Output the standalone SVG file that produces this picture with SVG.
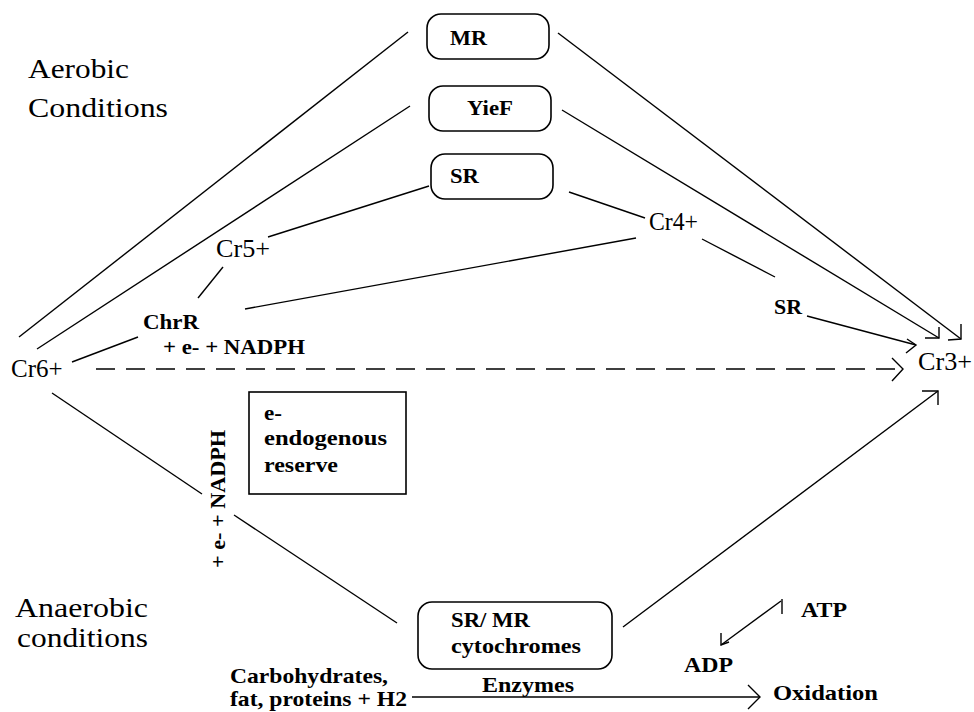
<svg xmlns="http://www.w3.org/2000/svg" width="974" height="712" viewBox="0 0 974 712">
<style>
text{font-family:"Liberation Serif","Times New Roman",serif;fill:#000}
.b{font-weight:bold;font-size:21px}
.cr{font-size:25px}
.t{font-size:27px}
.ln{stroke:#000;stroke-width:1.4;fill:none}
.dash{stroke-dasharray:19 11}
.box{stroke:#000;stroke-width:1.6;fill:#fff}
</style>
<rect width="974" height="712" fill="#fff"/>
<g id="connectors">
<line class="ln" x1="408" y1="32" x2="19" y2="337"/>
<line class="ln" x1="558" y1="33" x2="961" y2="339"/>
<polyline class="ln" points="948,340 961,339 961,324"/>
<line class="ln" x1="410" y1="106" x2="37" y2="349"/>
<line class="ln" x1="562" y1="110" x2="939" y2="338"/>
<polyline class="ln" points="925,338 939,338 939,327"/>
<line class="ln" x1="429" y1="186" x2="268" y2="237"/>
<line class="ln" x1="569" y1="192" x2="645" y2="218"/>
<line class="ln" x1="223" y1="267" x2="198" y2="298"/>
<line class="ln" x1="245" y1="309" x2="636" y2="238"/>
<line class="ln" x1="138" y1="337" x2="72" y2="362"/>
<line class="ln" x1="702" y1="239" x2="775" y2="277"/>
<line class="ln" x1="807" y1="316" x2="916" y2="345"/>
<polyline class="ln" points="906,353 916,345 907,339"/>
<line class="ln dash" x1="96" y1="369" x2="902" y2="369"/>
<polyline class="ln" points="892,358 903,369 892,381"/>
<line class="ln" x1="52" y1="393" x2="202" y2="494"/>
<line class="ln" x1="234" y1="515" x2="397" y2="623"/>
<line class="ln" x1="623" y1="627" x2="938" y2="391"/>
<polyline class="ln" points="922,391 938,391 938,405"/>
<line class="ln" x1="412" y1="697" x2="760" y2="697"/>
<polyline class="ln" points="748,685 760,697 748,709"/>
<line class="ln" x1="781" y1="601" x2="721" y2="645"/>
<line class="ln" x1="782" y1="599" x2="782" y2="614"/>
<polyline class="ln" points="721,633 721,645 729,642"/>
</g>
<g id="aerobic-label">
<text class="t" x="28" y="78" textLength="101" lengthAdjust="spacingAndGlyphs">Aerobic</text>
<text class="t" x="28" y="117" textLength="140" lengthAdjust="spacingAndGlyphs">Conditions</text>
</g>
<g id="anaerobic-label">
<text class="t" x="15" y="617" textLength="133" lengthAdjust="spacingAndGlyphs">Anaerobic</text>
<text class="t" x="17" y="647" textLength="131" lengthAdjust="spacingAndGlyphs">conditions</text>
</g>
<g id="MR">
<rect class="box" x="427" y="14" width="122" height="45" rx="14"/>
<text class="b" x="450" y="45" textLength="37" lengthAdjust="spacingAndGlyphs">MR</text>
</g>
<g id="YieF">
<rect class="box" x="429" y="86" width="122" height="45" rx="14"/>
<text class="b" x="467" y="115" textLength="46" lengthAdjust="spacingAndGlyphs">YieF</text>
</g>
<g id="SR-top">
<rect class="box" x="431" y="154" width="122" height="45" rx="14"/>
<text class="b" x="450" y="183" textLength="29" lengthAdjust="spacingAndGlyphs">SR</text>
</g>
<g id="Cr6">
<text class="cr" x="11" y="377">Cr6+</text>
</g>
<g id="Cr5">
<text class="cr" x="216" y="257" textLength="54" lengthAdjust="spacingAndGlyphs">Cr5+</text>
</g>
<g id="Cr4">
<text class="cr" x="649" y="230" textLength="49" lengthAdjust="spacingAndGlyphs">Cr4+</text>
</g>
<g id="Cr3">
<text class="cr" x="918" y="370" textLength="54" lengthAdjust="spacingAndGlyphs">Cr3+</text>
</g>
<g id="ChrR">
<text class="b" x="143" y="329" textLength="56" lengthAdjust="spacingAndGlyphs">ChrR</text>
<text class="b" x="163" y="354" textLength="142" lengthAdjust="spacingAndGlyphs">+ e- + NADPH</text>
</g>
<g id="SR-right">
<text class="b" x="774" y="314" textLength="28" lengthAdjust="spacingAndGlyphs">SR</text>
</g>
<g id="NADPH-vertical">
<text class="b" transform="translate(225,568) rotate(-90)" x="0" y="0" textLength="138" lengthAdjust="spacingAndGlyphs">+ e- + NADPH</text>
</g>
<g id="reserve">
<rect x="249" y="392" width="157" height="102" fill="#fff" stroke="#000" stroke-width="1.6"/>
<text class="b" x="264" y="420" textLength="18" lengthAdjust="spacingAndGlyphs">e-</text>
<text class="b" x="264" y="445" textLength="123" lengthAdjust="spacingAndGlyphs">endogenous</text>
<text class="b" x="264" y="472" textLength="74" lengthAdjust="spacingAndGlyphs">reserve</text>
</g>
<g id="cytochromes">
<rect class="box" x="418" y="602" width="194" height="67" rx="14"/>
<text class="b" x="451" y="627" textLength="79" lengthAdjust="spacingAndGlyphs">SR/ MR</text>
<text class="b" x="451" y="653" textLength="130" lengthAdjust="spacingAndGlyphs">cytochromes</text>
</g>
<g id="substrates">
<text class="b" x="230" y="683" textLength="158" lengthAdjust="spacingAndGlyphs">Carbohydrates,</text>
<text class="b" x="230" y="706" textLength="177" lengthAdjust="spacingAndGlyphs">fat, proteins + H2</text>
</g>
<g id="enzymes">
<text class="b" x="482" y="692" textLength="92" lengthAdjust="spacingAndGlyphs">Enzymes</text>
</g>
<g id="oxidation">
<text class="b" x="773" y="700" textLength="105" lengthAdjust="spacingAndGlyphs">Oxidation</text>
</g>
<g id="ATP">
<text class="b" x="801" y="617" textLength="46" lengthAdjust="spacingAndGlyphs">ATP</text>
</g>
<g id="ADP">
<text class="b" x="684" y="672" textLength="49" lengthAdjust="spacingAndGlyphs">ADP</text>
</g>
</svg>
---
Without the pictures, write out all of the material exactly.

Output the standalone SVG file that produces this picture with SVG.
<svg xmlns="http://www.w3.org/2000/svg" width="974" height="712" viewBox="0 0 974 712">
<style>
text{font-family:"Liberation Serif","Times New Roman",serif;fill:#000}
.b{font-weight:bold;font-size:21px}
.cr{font-size:25px}
.t{font-size:27px}
.ln{stroke:#000;stroke-width:1.4;fill:none}
.dash{stroke-dasharray:19 11}
.box{stroke:#000;stroke-width:1.6;fill:#fff}
</style>
<rect width="974" height="712" fill="#fff"/>
<g id="connectors">
<line class="ln" x1="408" y1="32" x2="19" y2="337"/>
<line class="ln" x1="558" y1="33" x2="961" y2="339"/>
<polyline class="ln" points="948,340 961,339 961,324"/>
<line class="ln" x1="410" y1="106" x2="37" y2="349"/>
<line class="ln" x1="562" y1="110" x2="939" y2="338"/>
<polyline class="ln" points="925,338 939,338 939,327"/>
<line class="ln" x1="429" y1="186" x2="268" y2="237"/>
<line class="ln" x1="569" y1="192" x2="645" y2="218"/>
<line class="ln" x1="223" y1="267" x2="198" y2="298"/>
<line class="ln" x1="245" y1="309" x2="636" y2="238"/>
<line class="ln" x1="138" y1="337" x2="72" y2="362"/>
<line class="ln" x1="702" y1="239" x2="775" y2="277"/>
<line class="ln" x1="807" y1="316" x2="916" y2="345"/>
<polyline class="ln" points="906,353 916,345 907,339"/>
<line class="ln dash" x1="96" y1="369" x2="902" y2="369"/>
<polyline class="ln" points="892,358 903,369 892,381"/>
<line class="ln" x1="52" y1="393" x2="202" y2="494"/>
<line class="ln" x1="234" y1="515" x2="397" y2="623"/>
<line class="ln" x1="623" y1="627" x2="938" y2="391"/>
<polyline class="ln" points="922,391 938,391 938,405"/>
<line class="ln" x1="412" y1="697" x2="760" y2="697"/>
<polyline class="ln" points="748,685 760,697 748,709"/>
<line class="ln" x1="781" y1="601" x2="721" y2="645"/>
<line class="ln" x1="782" y1="599" x2="782" y2="614"/>
<polyline class="ln" points="721,633 721,645 729,642"/>
</g>
<g id="aerobic-label">
<text class="t" x="28" y="78" textLength="101" lengthAdjust="spacingAndGlyphs">Aerobic</text>
<text class="t" x="28" y="117" textLength="140" lengthAdjust="spacingAndGlyphs">Conditions</text>
</g>
<g id="anaerobic-label">
<text class="t" x="15" y="617" textLength="133" lengthAdjust="spacingAndGlyphs">Anaerobic</text>
<text class="t" x="17" y="647" textLength="131" lengthAdjust="spacingAndGlyphs">conditions</text>
</g>
<g id="MR">
<rect class="box" x="427" y="14" width="122" height="45" rx="14"/>
<text class="b" x="450" y="45" textLength="37" lengthAdjust="spacingAndGlyphs">MR</text>
</g>
<g id="YieF">
<rect class="box" x="429" y="86" width="122" height="45" rx="14"/>
<text class="b" x="467" y="115" textLength="46" lengthAdjust="spacingAndGlyphs">YieF</text>
</g>
<g id="SR-top">
<rect class="box" x="431" y="154" width="122" height="45" rx="14"/>
<text class="b" x="450" y="183" textLength="29" lengthAdjust="spacingAndGlyphs">SR</text>
</g>
<g id="Cr6">
<text class="cr" x="11" y="377">Cr6+</text>
</g>
<g id="Cr5">
<text class="cr" x="216" y="257" textLength="54" lengthAdjust="spacingAndGlyphs">Cr5+</text>
</g>
<g id="Cr4">
<text class="cr" x="649" y="230" textLength="49" lengthAdjust="spacingAndGlyphs">Cr4+</text>
</g>
<g id="Cr3">
<text class="cr" x="918" y="370" textLength="54" lengthAdjust="spacingAndGlyphs">Cr3+</text>
</g>
<g id="ChrR">
<text class="b" x="143" y="329" textLength="56" lengthAdjust="spacingAndGlyphs">ChrR</text>
<text class="b" x="163" y="354" textLength="142" lengthAdjust="spacingAndGlyphs">+ e- + NADPH</text>
</g>
<g id="SR-right">
<text class="b" x="774" y="314" textLength="28" lengthAdjust="spacingAndGlyphs">SR</text>
</g>
<g id="NADPH-vertical">
<text class="b" transform="translate(225,568) rotate(-90)" x="0" y="0" textLength="138" lengthAdjust="spacingAndGlyphs">+ e- + NADPH</text>
</g>
<g id="reserve">
<rect x="249" y="392" width="157" height="102" fill="#fff" stroke="#000" stroke-width="1.6"/>
<text class="b" x="264" y="420" textLength="18" lengthAdjust="spacingAndGlyphs">e-</text>
<text class="b" x="264" y="445" textLength="123" lengthAdjust="spacingAndGlyphs">endogenous</text>
<text class="b" x="264" y="472" textLength="74" lengthAdjust="spacingAndGlyphs">reserve</text>
</g>
<g id="cytochromes">
<rect class="box" x="418" y="602" width="194" height="67" rx="14"/>
<text class="b" x="451" y="627" textLength="79" lengthAdjust="spacingAndGlyphs">SR/ MR</text>
<text class="b" x="451" y="653" textLength="130" lengthAdjust="spacingAndGlyphs">cytochromes</text>
</g>
<g id="substrates">
<text class="b" x="230" y="683" textLength="158" lengthAdjust="spacingAndGlyphs">Carbohydrates,</text>
<text class="b" x="230" y="706" textLength="177" lengthAdjust="spacingAndGlyphs">fat, proteins + H2</text>
</g>
<g id="enzymes">
<text class="b" x="482" y="692" textLength="92" lengthAdjust="spacingAndGlyphs">Enzymes</text>
</g>
<g id="oxidation">
<text class="b" x="773" y="700" textLength="105" lengthAdjust="spacingAndGlyphs">Oxidation</text>
</g>
<g id="ATP">
<text class="b" x="801" y="617" textLength="46" lengthAdjust="spacingAndGlyphs">ATP</text>
</g>
<g id="ADP">
<text class="b" x="684" y="672" textLength="49" lengthAdjust="spacingAndGlyphs">ADP</text>
</g>
</svg>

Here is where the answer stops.